What are some of your favorite romance tropes, and which ones are you most excited to explore in your own writing?

My favorite tropes are second chance and fake dating. My upcoming Carrigan’s book, For Never & Always, is a second chance book, and I hope I get to write fake dating soon!

Where is your favourite place to write?

I write all over the place, but my favorite place is in coffee shops, or on Zoom with friends — anywhere I have some accountability with the other writers in my circle.

Any advice for emerging writers?

Write what sounds fun for you, not what you think will sell. You never know what the market will be like when your book is ready, so write whatever lights you up. 

What do you do when you experience writer’s block or reader’s block?

I turn to storytelling that I find inspiring. That’s sometimes books, but sometimes it’s YA movies on Netflix, or podcasts about playing DnD, or YouTube compilations of my favorite couples from old TV shows. It reminds me of the feelings I want to create with my writing.

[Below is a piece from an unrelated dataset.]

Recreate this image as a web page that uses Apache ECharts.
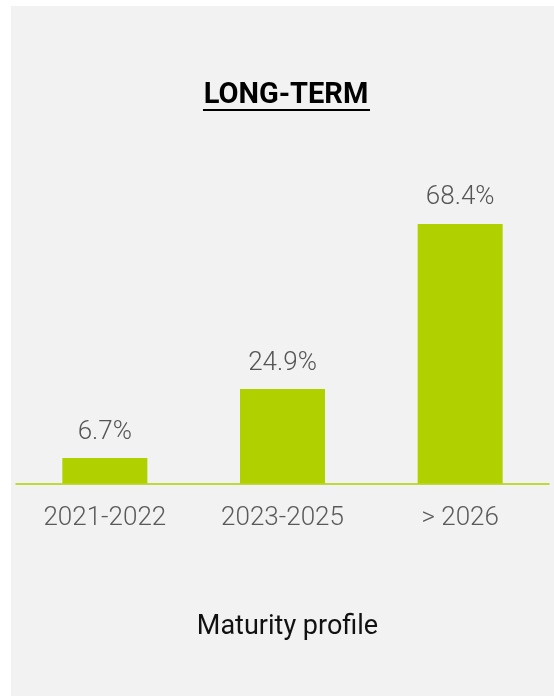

What has been the most exciting part of having your novel transformed into an audiobook?

As a librarian, I know so many readers of all ages who read best via audio. I knew that if it were in audio, it would be able to reach so many people to whom it might not be accessible in print. 

Season of Love has two narrators. Was this an important feature that you wanted for the audiobook?

I had no idea there were going to be two narrators until the producer told me, and I was so thrilled!

Please recommend an audiobook you absolutely adored!

Probably my favorite audiobook ever is Strange the Dreamer by Laini Taylor, but this year my favorite was Miss Memory Lane by Colton Haynes, read by the author.

It’s VERY heavy, check the CWs, but Haynes’s prose is incredible, and his voice is so raw as he reads about his own past. 

What are you reading (or listening to) right now?

I’m not reading anything right now because I’m on deadline to finish my next book, but the last thing I finished was Sweep of the Heart by Ilona Andrews. I love everything they’ve ever written, and this one was no different!